The funereal atmosphere of St Magnus the Martyr on Lower Thames street brings a sense of doom to all corners of the church. The harsh spotlights capture the performers in their beams from a balcony above, while pale blue light drifts around their feet like graveyard mist. Dido is dead and the audience is present at her funeral, leaving no doubt as to the tragic end of this opera. This gloom, while enhancing and making the tragedy more epic is sadly not equally balanced in the lighter parts.

The baroque opera, composed in the seventeenth century retells the story of Dido, Queen of Carthage and her lover Aeneas and how they are parted by the evil machinations of a Sorceress determined to ruin Carthage. With the role around which the opera revolves, Karen Richmond is well cast as Dido, holding the tale together as the doomed queen, haunting herself and the audience within the church with her strong-voiced lament. Paul Vialard as Aeneas has an impressive voice, though the part is not an extensive one. Loretta Hopkins as Belinda, the confidante of Dido is the real heart of the production, with her superb voice and talent she will go far.

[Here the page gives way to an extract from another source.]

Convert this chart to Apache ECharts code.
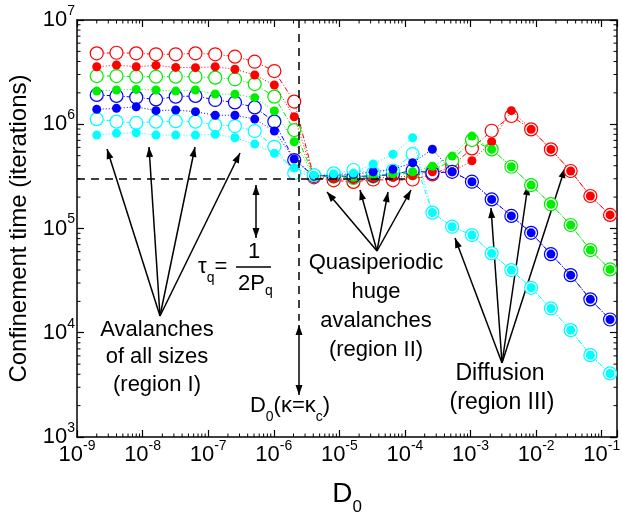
<!DOCTYPE html>
<html>
<head>
<meta charset="utf-8">
<script src="https://cdn.jsdelivr.net/npm/echarts@6/dist/echarts.min.js"></script>
<style>
  html, body { margin: 0; padding: 0; background: #fff; }
  #chart { width: 622px; height: 519px; }
</style>
</head>
<body>
<div id="chart"></div>
<script>
const FONT = '"Liberation Sans", Arial, sans-serif';

// D0 values (x), same for every curve
const d0 = [2.0e-9, 4.0e-9, 8.0e-9, 1.6e-8, 3.2e-8, 6.4e-8, 1.28e-7, 2.56e-7, 5.12e-7,
  1.02e-6, 2.05e-6, 4.10e-6, 8.19e-6, 1.64e-5, 3.28e-5, 6.55e-5, 1.31e-4, 2.62e-4,
  5.24e-4, 1.05e-3, 2.10e-3, 4.19e-3, 8.39e-3, 1.68e-2, 3.36e-2, 6.71e-2, 1.34e-1];

// confinement time (iterations)
const redOpen = [4.79e6, 4.85e6, 4.79e6, 4.69e6, 4.69e6, 4.79e6, 4.69e6, 4.45e6, 3.98e6, 3.24e6, 1.65e6,
  3.10e5, 2.90e5, 2.80e5, 2.95e5, 2.90e5, 2.95e5, 3.30e5, 3.97e5, 5.87e5, 8.66e5, 1.20e6,
  8.93e5, 5.74e5, 3.56e5, 2.05e5, 1.35e5];
const redFilled = [3.56e6, 3.70e6, 3.56e6, 3.67e6, 3.51e6, 3.49e6, 3.56e6, 3.37e6, 2.97e6, 2.38e6, 1.18e6,
  3.15e5, 3.00e5, 2.95e5, 3.05e5, 3.10e5, 3.20e5, 3.50e5, 3.50e5, 4.46e5, 6.79e5, 1.35e6,
  8.93e5, 5.74e5, 3.56e5, 2.05e5, 1.35e5];
const greenOpen = [2.90e6, 2.90e6, 2.86e6, 2.86e6, 2.86e6, 2.86e6, 2.80e6, 2.70e6, 2.43e6, 1.84e6, 8.79e5,
  3.20e5, 3.15e5, 3.05e5, 3.15e5, 3.30e5, 3.40e5, 3.60e5, 4.50e5, 7.05e5, 5.74e5, 3.91e5,
  2.61e5, 1.71e5, 1.08e5, 6.21e4, 4.05e4];
const greenFilled = [2.08e6, 2.13e6, 2.16e6, 2.13e6, 2.08e6, 2.13e6, 1.95e6, 1.94e6, 1.80e6, 1.34e6, 6.79e5,
  3.20e5, 3.20e5, 3.10e5, 3.25e5, 3.35e5, 3.50e5, 3.95e5, 4.95e5, 7.70e5, 5.74e5, 3.91e5,
  2.61e5, 1.71e5, 1.08e5, 6.21e4, 4.05e4];
const blueOpen = [1.91e6, 1.87e6, 1.81e6, 1.73e6, 1.84e6, 1.87e6, 1.71e6, 1.62e6, 1.45e6, 1.06e6, 4.53e5,
  3.20e5, 3.20e5, 3.15e5, 3.20e5, 3.30e5, 3.60e5, 3.40e5, 3.50e5, 2.81e5, 1.90e5, 1.32e5,
  9.09e4, 5.68e4, 3.57e4, 2.09e4, 1.34e4];
const blueFilled = [1.39e6, 1.42e6, 1.47e6, 1.35e6, 1.37e6, 1.32e6, 1.22e6, 1.22e6, 1.12e6, 8.61e5, 4.64e5,
  3.20e5, 3.25e5, 3.30e5, 3.50e5, 3.70e5, 4.27e5, 5.75e5, 3.50e5, 2.81e5, 1.90e5, 1.32e5,
  9.09e4, 5.68e4, 3.57e4, 2.09e4, 1.34e4];
const cyanOpen = [1.12e6, 1.06e6, 1.03e6, 1.06e6, 1.07e6, 1.06e6, 9.82e5, 9.61e5, 8.61e5, 6.08e5, 3.40e5,
  3.25e5, 3.38e5, 3.64e5, 3.40e5, 3.60e5, 5.18e5, 1.42e5, 1.04e5, 8.65e4, 5.77e4, 3.99e4,
  2.70e4, 1.71e4, 1.06e4, 6.10e3, 4.07e3];
const cyanFilled = [7.87e5, 8.18e5, 8.29e5, 7.87e5, 7.87e5, 7.87e5, 8.00e5, 7.42e5, 6.45e5, 5.26e5, 3.80e5,
  3.25e5, 3.35e5, 3.40e5, 4.16e5, 5.15e5, 7.43e5, 1.42e5, 1.04e5, 8.65e4, 5.77e4, 3.99e4,
  2.70e4, 1.71e4, 1.06e4, 6.10e3, 4.07e3];

// guide lines
const tauQ = 3.03e5;
const d0Critical = 2.43e-6;

// axis ranges and labelled decades
const X_MIN = 1e-9, X_MAX = 0.171;
const Y_MIN = 1e3, Y_MAX = 1e7;
const xExponents = [-9, -8, -7, -6, -5, -4, -3, -2, -1];
const yExponents = [3, 4, 5, 6, 7];

// log minor ticks at 2..9 x 10^n
function minorTicks(lo, hi) {
  const out = [];
  for (let e = Math.floor(Math.log10(lo)); e <= Math.ceil(Math.log10(hi)); e++) {
    for (let m = 2; m <= 9; m++) {
      const v = m * Math.pow(10, e);
      if (v > lo && v < hi) out.push(v);
    }
  }
  return out;
}
const xMinor = minorTicks(X_MIN, X_MAX);
const yMinor = minorTicks(Y_MIN, Y_MAX);

function powLabel(exps) {
  return function (v) {
    const e = Math.log10(v), r = Math.round(e);
    if (Math.abs(e - r) > 1e-6 || exps.indexOf(r) < 0) return '';
    return '{b|10}{s|' + r + '}';
  };
}
const powRich = {
  b: { fontSize: 22, fontFamily: FONT, color: '#000' },
  s: { fontSize: 14, fontFamily: FONT, color: '#000', verticalAlign: 'top', padding: [0, 0, 18, 0] }
};

function curve(name, ys, color, open) {
  return {
    name: name,
    type: 'line',
    xAxisIndex: 0, yAxisIndex: 0,
    data: d0.map((x, i) => [x, ys[i]]),
    symbol: 'circle',
    symbolSize: open ? 13 : 9,
    z: open ? 3 : 4,
    silent: true,
    lineStyle: { color: color, width: 1, type: open ? [5, 2, 1, 2] : [1, 2] },
    itemStyle: open ? { color: '#fff', borderColor: color, borderWidth: 1.2 } : { color: color },
    emphasis: { disabled: true }
  };
}

function arrow(x1, y1, x2, y2, both) {
  const head = (hx, hy, fx, fy) => {
    const dx = hx - fx, dy = hy - fy, len = Math.sqrt(dx * dx + dy * dy);
    const ux = dx / len, uy = dy / len, L = 10, W = 3.5;
    const bx = hx - ux * L, by = hy - uy * L;
    return { type: 'polygon', silent: true, shape: { points: [[hx, hy], [bx - uy * W, by + ux * W], [bx + uy * W, by - ux * W]] }, style: { fill: '#000' } };
  };
  const els = [{ type: 'line', silent: true, shape: { x1: x1, y1: y1, x2: x2, y2: y2 }, style: { stroke: '#000', lineWidth: 1.5 } }];
  els.push(head(x2, y2, x1, y1));
  if (both) els.push(head(x1, y1, x2, y2));
  return els;
}

function text(str, x, y, size, align, rich) {
  return {
    type: 'text', x: x, y: y, silent: true,
    style: { text: str, fontSize: size || 22, fontFamily: FONT, fill: '#000', align: align || 'center', verticalAlign: 'middle', rich: rich }
  };
}
const subRich = (p) => ({
  n: { fontSize: 22, fontFamily: FONT, color: '#000' },
  sub: { fontSize: 14, fontFamily: FONT, color: '#000', verticalAlign: 'bottom', padding: [p, 0, 0, 0] }
});

const graphics = [].concat(
  // region I
  arrow(160, 316, 107, 149), arrow(160, 316, 149, 147), arrow(160, 316, 195, 147), arrow(160, 316, 240, 153),
  [text('Avalanches', 157, 330), text('of all sizes', 157, 357), text('(region I)', 157, 385)],
  // tau_q
  arrow(256, 185, 256, 238, true),
  [text('{n|τ}{sub|q}{n|=}', 198, 267, 22, 'left', subRich(22)),
   text('1', 254, 252),
   { type: 'line', silent: true, shape: { x1: 236, y1: 267, x2: 271, y2: 267 }, style: { stroke: '#000', lineWidth: 1.5 } },
   text('{n|2P}{sub|q}', 238, 284, 22, 'left', subRich(14))],
  // region II
  arrow(377, 251, 327, 192), arrow(377, 251, 360, 190), arrow(377, 251, 388, 192), arrow(377, 251, 411, 190),
  [text('Quasiperiodic', 376, 263), text('huge', 376, 292), text('avalanches', 376, 321), text('(region II)', 376, 350)],
  // D0 critical
  arrow(299, 325, 299, 395, true),
  [text('{n|D}{sub|0}{n|(κ=κ}{sub|c}{n|)}', 290, 406, 22, 'center', subRich(22))],
  // region III
  arrow(502, 363, 455, 238), arrow(502, 363, 491, 208), arrow(502, 363, 528, 185), arrow(502, 363, 565, 168),
  [text('Diffusion', 500, 374, 23), text('(region III)', 502, 403, 23)]
);

const chart = echarts.init(document.getElementById('chart'), null, { renderer: 'canvas' });

const axisLine = { show: true, onZero: false, lineStyle: { color: '#000', width: 1.5 } };
const axisTick = { show: true, inside: true, length: 7, lineStyle: { color: '#000', width: 1.2 } };

const option = {
  animation: false,
  backgroundColor: '#fff',
  grid: { left: 77, right: 5, top: 20, bottom: 82, containLabel: false, outerBoundsMode: 'none' },
  xAxis: [{
    type: 'log', logBase: 10, min: X_MIN, max: X_MAX, position: 'bottom',
    axisLine: axisLine, axisTick: axisTick, splitLine: { show: false },
    axisLabel: { formatter: powLabel(xExponents), margin: 2, rich: powRich, showMinLabel: true, showMaxLabel: true },
    name: '{a|D}{b|0}', nameLocation: 'middle', nameGap: 36,
    nameTextStyle: { rich: {
      a: { fontSize: 28, fontFamily: FONT, color: '#000' },
      b: { fontSize: 17, fontFamily: FONT, color: '#000', verticalAlign: 'bottom', padding: [26, 0, 0, 0] }
    } }
  }, {
    type: 'log', logBase: 10, min: X_MIN, max: X_MAX, position: 'top',
    axisLine: axisLine, axisTick: axisTick, axisLabel: { show: false }, splitLine: { show: false }
  }],
  yAxis: [{
    type: 'log', logBase: 10, min: Y_MIN, max: Y_MAX, position: 'left',
    axisLine: axisLine, axisTick: axisTick, splitLine: { show: false },
    axisLabel: { formatter: powLabel(yExponents), margin: 2, rich: powRich },
    name: 'Confinement time (iterations)', nameLocation: 'middle', nameGap: 42, nameRotate: 90,
    nameTextStyle: { fontSize: 24, fontFamily: FONT, color: '#000' }
  }, {
    type: 'log', logBase: 10, min: Y_MIN, max: Y_MAX, position: 'right',
    axisLine: axisLine, axisTick: axisTick, axisLabel: { show: false }, splitLine: { show: false }
  }],
  series: [
    // minor ticks on all four sides
    {
      type: 'custom', coordinateSystem: 'cartesian2d', silent: true, clip: false, z: 1,
      data: xMinor.map(v => [v, Y_MIN]),
      renderItem: function (params, api) {
        const v = api.value(0);
        const b = api.coord([v, Y_MIN]), t = api.coord([v, Y_MAX]);
        const st = { stroke: '#000', lineWidth: 1 };
        return { type: 'group', children: [
          { type: 'line', shape: { x1: b[0], y1: b[1], x2: b[0], y2: b[1] - 3.5 }, style: st },
          { type: 'line', shape: { x1: t[0], y1: t[1], x2: t[0], y2: t[1] + 3.5 }, style: st }
        ] };
      }
    },
    {
      type: 'custom', coordinateSystem: 'cartesian2d', silent: true, clip: false, z: 1,
      data: yMinor.map(v => [X_MIN, v]),
      renderItem: function (params, api) {
        const v = api.value(1);
        const l = api.coord([X_MIN, v]), r = api.coord([X_MAX, v]);
        const st = { stroke: '#000', lineWidth: 1 };
        return { type: 'group', children: [
          { type: 'line', shape: { x1: l[0], y1: l[1], x2: l[0] + 3.5, y2: l[1] }, style: st },
          { type: 'line', shape: { x1: r[0], y1: r[1], x2: r[0] - 3.5, y2: r[1] }, style: st }
        ] };
      }
    },
    {
      type: 'scatter', data: [], silent: true, z: 2,
      markLine: {
        silent: true, symbol: ['none', 'none'], label: { show: false },
        lineStyle: { color: '#000', width: 1.5, type: [8, 6] },
        data: [
          [{ coord: [X_MIN, tauQ] }, { coord: [1.0e-4, tauQ] }],
          [{ coord: [d0Critical, Y_MAX] }, { coord: [d0Critical, 1.3e4] }]
        ]
      }
    },
    curve('red open', redOpen, '#ff0000', true),
    curve('red filled', redFilled, '#ff0000', false),
    curve('green open', greenOpen, '#00ee00', true),
    curve('green filled', greenFilled, '#00ee00', false),
    curve('blue open', blueOpen, '#0000ff', true),
    curve('blue filled', blueFilled, '#0000ff', false),
    curve('cyan open', cyanOpen, '#00ffff', true),
    curve('cyan filled', cyanFilled, '#00ffff', false)
  ],
  graphic: graphics
};

chart.setOption(option);
</script>
</body>
</html>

In opposition to the lovers and Carthage are the darkly clothed Witches. Playing the Sorceress with the type of glee that would make Malificent from Snow White proud is Manuella Schütte, stalking the church and looming powerfully over the action from the pulpit. This is where the union of the setting, costume and opera come together really well. The costumes are understated but emotive. Dido, clad in red implying a bloody end, though not without glamour and passion in life, the Witches in black but each adorned with a single talismans in gold and the acting chorus all in black with pale ghostly faces. The acting chorus do aid the telling of the tale in general, at times helpful to the story and at times confusing, as all their actions are conducted stoically which creates tension in dramatic parts but is at best unsettling in comedic or joyful parts.

But then this tale is a tragedy after all and Clemens non Papa Consort know it and thusly aim to blast the roof off with the deep lament of the music. They succeed admirably in making the evil machinations of the Sorceress and the tragedy of Dido extremely moving but give little life to the other parts.